Arthur Eggers, who was convicted of killing his wife, Dorothy, because of her alleged promiscuity, is executed at San Quentin Prison. He probably would have gotten away with the crime had the investigators not received a few lucky breaks.
In January 1946, hikers came across a woman’s body, wrapped in a blanket, in a very remote area of the San Bernardino Mountains in California. The head and hands had been chopped off—making identification very difficult—but the body had only been lying there for less than a day, so there was still hope.
When investigators noticed that Dorothy Eggers had been reported missing by her husband around the time that the corpse was found, they decided to follow through on the lead, despite the fact that the initial report described her as being thinner and taller than the unidentified body.
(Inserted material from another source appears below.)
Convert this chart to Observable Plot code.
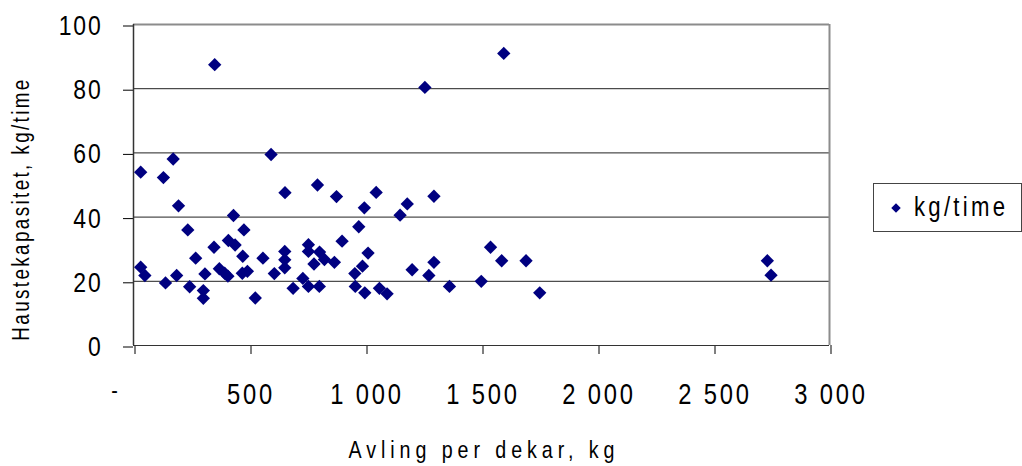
<!DOCTYPE html>
<html>
<head>
<meta charset="utf-8">
<script src="https://cdn.jsdelivr.net/npm/d3@7"></script>
<script src="https://cdn.jsdelivr.net/npm/@observablehq/plot@0.6"></script>
<style>
  html, body { margin: 0; padding: 0; background: #fff; }
  #wrap { position: relative; width: 1022px; height: 466px; }
  #wrap svg { font-family: "Liberation Sans", Arial, sans-serif; color: #000; }
  g[aria-label="x-axis tick label"] text { letter-spacing: 3.4px; }
  g[aria-label="y-axis tick label"] text { letter-spacing: 2.2px; }
  g.xtitle text { letter-spacing: 6px; }
  g.ytitle text { letter-spacing: 2.9px; }
  #legend {
    position: absolute; left: 873px; top: 183px; width: 149px; height: 49px;
    box-sizing: border-box; border: 1px solid #444; background: #fff;
    display: flex; align-items: center; padding-left: 16px;
  }
  #legend .name {
    font-family: "Liberation Sans", Arial, sans-serif; font-size: 27px; color: #000;
    letter-spacing: 4px; display: inline-block; transform: scaleX(0.82); transform-origin: left center;
    margin-left: 12px; white-space: nowrap;
  }
</style>
</head>
<body>
<div id="wrap"></div>
<script>
// Yield per decare (kg) and harvesting capacity (kg/time) for each observation
const yieldKg = [31,171,129,194,431,593,653,793,234,476,
  409,438,347,268,471,558,652,652,652,754,
  754,802,778,31,49,138,186,242,308,301,
  301,370,393,407,469,491,525,607,688,730,
  754,801,875,1046,995,1180,1295,1149,971,899,
  823,866,1011,987,954,956,997,1060,1093,1201,
  1273,1295,1362,1499,1539,1587,1692,1751,350,1256,
  1596,2732,2748];
const capacity = [54.0,58.1,52.3,43.5,40.5,59.5,47.6,50.0,36.0,36.0,
  32.7,31.3,30.6,27.2,27.8,27.2,29.3,26.7,24.2,31.4,
  29.3,29.1,25.4,24.4,21.8,19.5,21.8,18.3,22.3,17.1,
  14.7,23.9,22.5,21.6,22.5,23.1,14.8,22.4,17.8,20.9,
  18.4,18.4,46.4,47.7,42.9,44.1,46.5,40.6,37.0,32.5,
  26.8,25.9,28.8,24.7,22.4,18.4,16.4,17.8,16.1,23.6,
  21.8,25.9,18.4,20.0,30.6,26.4,26.4,16.4,87.5,80.4,
  91.0,26.4,21.9];

const seriesName = "kg/time";
const xTitle = "Avling per dekar, kg";
const yTitle = "Haustekapasitet, kg/time";
const xTicks = [0, 500, 1000, 1500, 2000, 2500, 3000];
const yTicks = [0, 20, 40, 60, 80, 100];

const points = yieldKg.map((x, i) => ({x, y: capacity[i]}));

// Norwegian number style: space as thousands separator, zero shown as a dash
const nb = d3.formatLocale({decimal: ",", thousands: " ", grouping: [3], currency: ["", ""]});
const fmt = nb.format(",");

const navy = "#000080";

const chart = Plot.plot({
  width: 1022,
  height: 466,
  marginLeft: 133,
  marginRight: 193,
  marginTop: 24,
  marginBottom: 121,
  x: {domain: [0, 3000]},
  y: {domain: [0, 100]},
  marks: [
    // horizontal gridlines
    Plot.ruleY(yTicks.slice(1, -1), {stroke: "#222", strokeWidth: 1}),
    // plot area border (top and right)
    Plot.ruleY([100], {stroke: "#8c8c8c", strokeWidth: 2}),
    Plot.ruleX([3000], {stroke: "#8c8c8c", strokeWidth: 2}),
    // axes
    Plot.axisY(yTicks, {tickSize: 10, tickPadding: 21, tickFormat: d => String(d), fontSize: 28, dy: 1.5, label: null}),
    Plot.axisX(xTicks, {tickSize: 9, tickPadding: 29, tickFormat: d => d === 0 ? "" : fmt(d), fontSize: 29, dx: 1.5, label: null}),
    Plot.text([0], {x: d => d, frameAnchor: "bottom", text: () => "-", fontSize: 24, dx: -19, dy: 52}),
    Plot.ruleX([0], {stroke: "#333", strokeWidth: 1.5}),
    Plot.ruleY([0], {stroke: "#333", strokeWidth: 1}),
    // observations
    Plot.dot(points, {x: "x", y: "y", symbol: "diamond2", r: 6, fill: navy, stroke: "none"}),
    // axis titles
    Plot.text([xTitle], {frameAnchor: "bottom", text: d => d, lineAnchor: "top", fontSize: 24, dx: 2.5, dy: 95, className: "xtitle"}),
    Plot.text([yTitle], {frameAnchor: "left", textAnchor: "middle", text: d => d, rotate: -90, fontSize: 23, dx: -112, dy: 24, className: "ytitle"})
  ]
});

// condensed lettering: squeeze every label horizontally about its own anchor
d3.select(chart).selectAll("text").each(function() {
  const t = this.getAttribute("transform") || "";
  this.setAttribute("transform", t + " scale(0.82,1)");
});

const wrap = document.getElementById("wrap");
wrap.appendChild(chart);

// legend box to the right of the plot area
const legend = d3.select(wrap).append("div").attr("id", "legend");
const sw = legend.append("svg").attr("width", 12).attr("height", 12).style("overflow", "visible");
sw.append("path")
  .attr("transform", "translate(6,6)")
  .attr("d", d3.symbol(d3.symbolDiamond2, Math.PI * 4.3 * 4.3)())
  .attr("fill", navy);
legend.append("span").attr("class", "name").text(seriesName);
</script>
</body>
</html>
Upon talking with her doctors, detectives discovered that Eggers had been treated for a bunion on her foot, which matched the one on the body.
Although investigators knew the identity of the body and had good reason to be suspicious of Arthur Eggers, they had no evidence to connect him to the crime. But when Eggers happened to sell his car to a police officer, the cop noticed that there were spots of dried blood in the trunk, and, in 1946, Eggers was arrested. A subsequent search turned up pieces of his wife’s flesh, a gun and a handsaw in Eggers’ home. Pieces of tissue, bone and fat were found on the saw.